The past half century has seen the original highway patrols and virtually synonymous state patrols leave behind their limited patrol, traffic enforcement, and commercial trucking supervisory duties to become state police in fact, if not in name. That trend is clearest with the Mississippi Highway Patrol, Missouri State Highway Patrol, Nebraska State Patrol, and Ohio State Highway Patrol, which have both uniformed and plainclothes officers who can arrest and investigate statewide for nontraffic criminal offenses. Even the more limited highway patrols have become centers for crime data collection, fingerprint identification, missing children alerts, sexual offender/predator tracking, and most recently antiterrorism security measures.

Highway patrols and state police share certain other characteristics. Responding to societal pressure and legal precedents, agencies generally recruited their first African American officers in the 1960s and first female officers in the 1970s. Both consistently school their officers in their own training academies, open in some states to local police. Motorcycle units, featured in the 1920s and 1930s, have reappeared after a hiatus. And, more important, whether highway patrols or state police, these agencies are called in to supplement correctional personnel during prison riots and local police overwhelmed by urban riots.

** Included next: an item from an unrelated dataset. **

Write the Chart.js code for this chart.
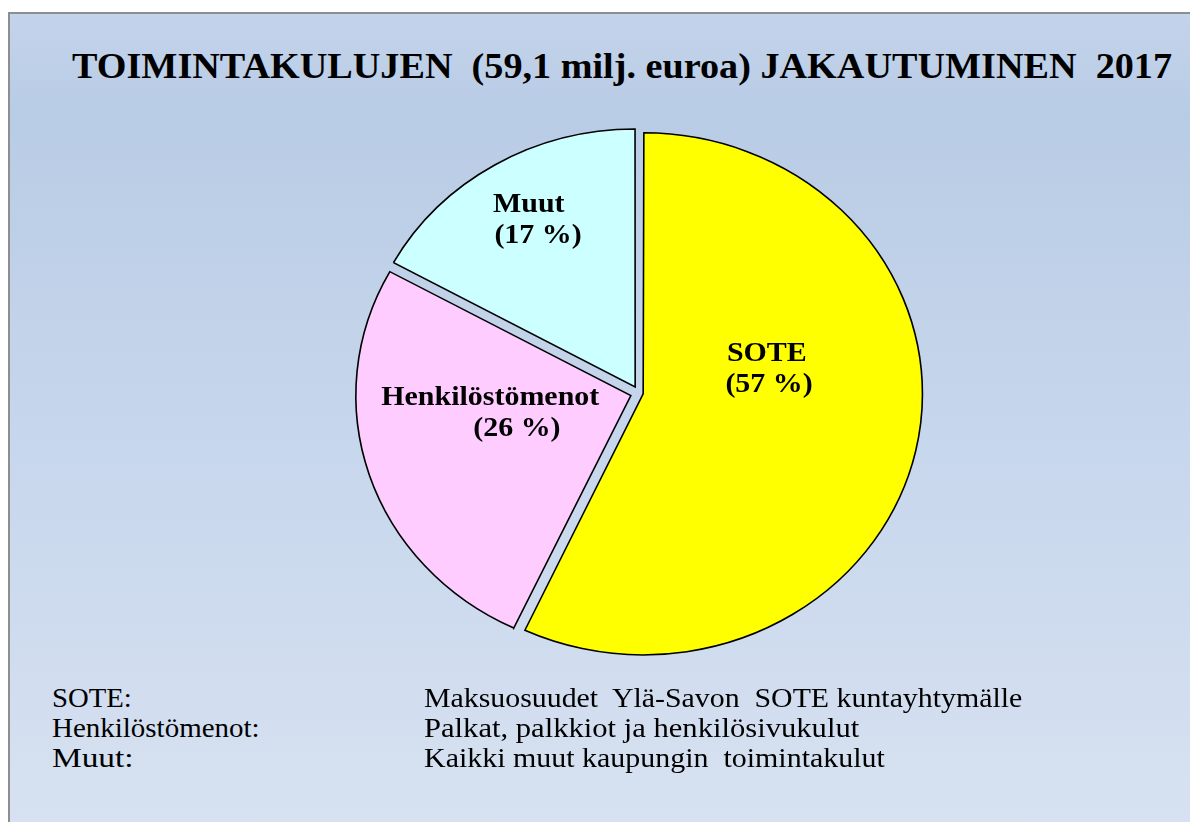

Typical traditional patrols are the Utah Highway Patrol (begun in 1923) and the North Dakota State Patrol (created in 1935). Responding to increasing numbers of vehicles and accidents, highway commissions in both states singled out a handful of employees for part-time use on the state roadways outside municipalities. Those troopers or patrolmen, as they soon came to be known, searched the highways for speeders and other violators, administered driving exams once licenses became mandatory, and inspected vehicles, both private and commercial. Those early officers were neither appointed nor promoted under civil service regulations. During subsequent decades, both forces expanded in size, increased officers’ training, implemented civil service testing, employed new technologies, and utilized canine units. Those changes reflected not only increased drug enforcement and anti-terrorism security but also continuing service on the highways and in response to natural disasters, inclement weather, and other emergencies.

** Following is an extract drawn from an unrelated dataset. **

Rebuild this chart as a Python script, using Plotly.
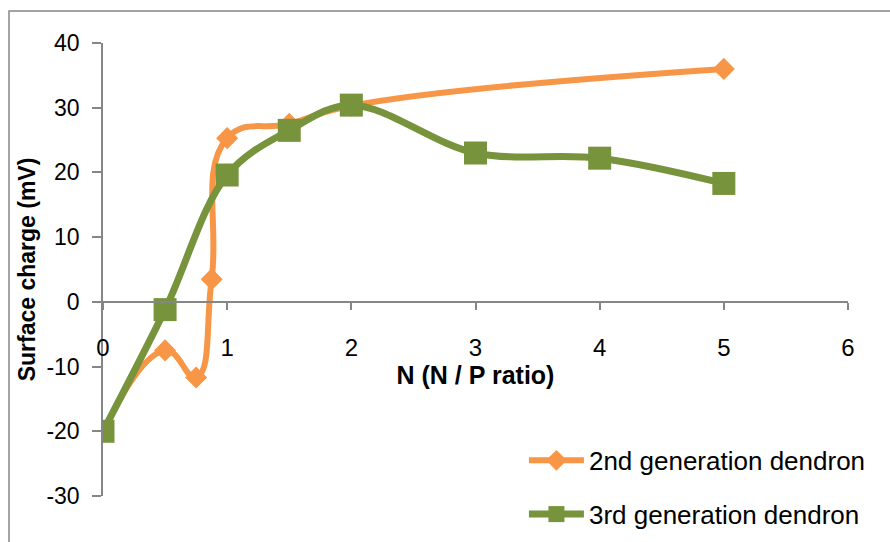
import plotly.graph_objects as go

# Data
x_gen2 = [0, 0.5, 0.75, 0.875, 1, 1.5, 2, 5]
y_gen2 = [-20, -7.5, -11.7, 3.5, 25.3, 27.5, 30.3, 36.0]

x_gen3 = [0, 0.5, 1, 1.5, 2, 3, 4, 5]
y_gen3 = [-20, -1.2, 19.6, 26.5, 30.4, 23.0, 22.2, 18.3]

name_gen2 = "2nd generation dendron"
name_gen3 = "3rd generation dendron"

x_ticks = [0, 1, 2, 3, 4, 5, 6]
x_labels = ["0", "1", "2", "3", "4", "5", "6"]
y_ticks = [-30, -20, -10, 0, 10, 20, 30, 40]
y_labels = ["-30", "-20", "-10", "0", "10", "20", "30", "40"]

ORANGE = "#F79646"
GREEN = "#77933C"
AXIS = "#868686"
FONT = "Liberation Sans, Arial, sans-serif"

fig = go.Figure()
fig.add_trace(go.Scatter(
    x=x_gen2, y=y_gen2, name=name_gen2, mode="lines+markers",
    line=dict(color=ORANGE, width=6, shape="spline", smoothing=1.3),
    marker=dict(symbol="diamond", size=17, color=ORANGE),
    legendgroup="a",
))
fig.add_trace(go.Scatter(
    x=x_gen3, y=y_gen3, name=name_gen3, mode="lines+markers",
    line=dict(color=GREEN, width=7, shape="spline", smoothing=1),
    marker=dict(symbol="square", size=23, color=GREEN),
    legendgroup="b",
))

fig.update_layout(
    width=890, height=542,
    margin=dict(l=103, r=42, t=43, b=46, autoexpand=False),
    paper_bgcolor="white", plot_bgcolor="white",
    font=dict(family=FONT, color="black"),
    showlegend=True,
    legend=dict(
        x=0.565, y=0.019, xanchor="left", yanchor="middle",
        traceorder="grouped", tracegroupgap=17,
        itemwidth=55, font=dict(size=26, family=FONT),
        bgcolor="rgba(0,0,0,0)",
    ),
    xaxis=dict(
        range=[0, 6], tickvals=x_ticks, ticktext=x_labels, ticks="outside", ticklen=7,
        tickcolor=AXIS, tickwidth=1.5, showline=True, linecolor=AXIS, linewidth=1.5,
        showgrid=False, zeroline=False, anchor="free", position=30 / 70,
        tickfont=dict(size=24), ticklabelstandoff=18,
        title=dict(text="<b>N (N / P ratio)</b>", font=dict(size=25), standoff=2),
    ),
    yaxis=dict(
        range=[-30, 40], tickvals=y_ticks, ticktext=y_labels, ticks="outside", ticklen=9,
        tickcolor=AXIS, tickwidth=1.5, showline=True, linecolor=AXIS, linewidth=1.5,
        showgrid=False, zeroline=False, tickfont=dict(size=23), ticklabelstandoff=8,
        title=dict(text="<b>Surface charge (mV)</b>", font=dict(size=23), standoff=4),
    ),
    shapes=[dict(
        type="rect", xref="paper", yref="paper",
        x0=(9 - 103) / 745, x1=1.2, y0=-0.2, y1=(496 - 11) / 453,
        line=dict(color="#878787", width=1.5), fillcolor="rgba(0,0,0,0)", layer="below",
    )],
)

fig.write_html("out.html")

Other state agencies with similar origins, for example, the Virginia State Police or the Illinois State Police (ISP), have evolved beyond a chief emphasis on traffic enforcement. Despite organized labor’s long-standing opposition, between 1921 and 1923, Illinois established three state highway units: one directly under the governor that would become the ISP, another that still exists as the Illinois Secretary of State Police (ISSP), and a third under the public works department, absorbed into the ISP in 1939. The ISSP investigates auto theft and licensing fraud, provides security for the state capitol complex, and houses the state’s bomb unit. Much larger and more diverse in its responsibilities is the ISP, under a merit system by 1949. The ISP maintains a central repository for criminal statistics, histories, and fingerprints; has forensic laboratories around the state for its own and other jurisdictions’ investigations; registers firearms; employs polygraph operators; and investigates medical insurance and other fraud, elder and child abuse, and terrorist threats. It also still patrols the highways, responds to disasters or accidents, and quells riots.

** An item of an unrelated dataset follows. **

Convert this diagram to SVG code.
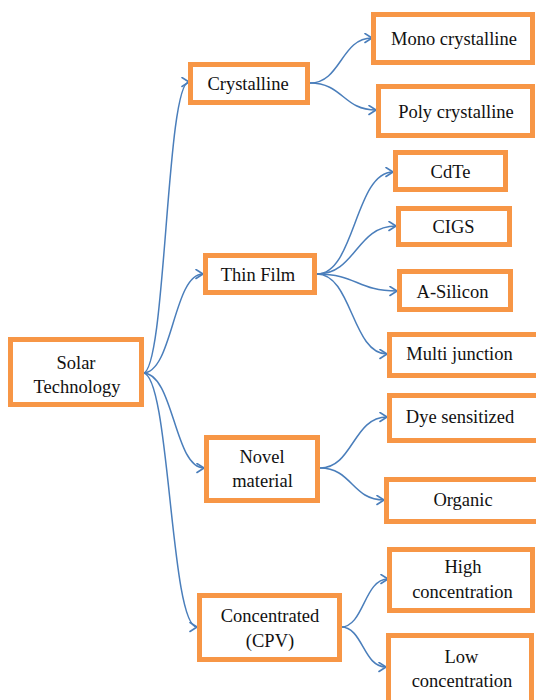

In the 1920s, Illinois State Police advocates wanted to establish a force much like the state police in New Jersey (1921), New York (1917), West Virginia (1919), and most notably Pennsylvania (1905). Initial efforts failed, but the ISP—much like the Maryland or Michigan State Police— grew into that model in a piecemeal fashion. State police, and some highway patrols, are diverse forces that investigate crimes far removed from roads they first patrolled.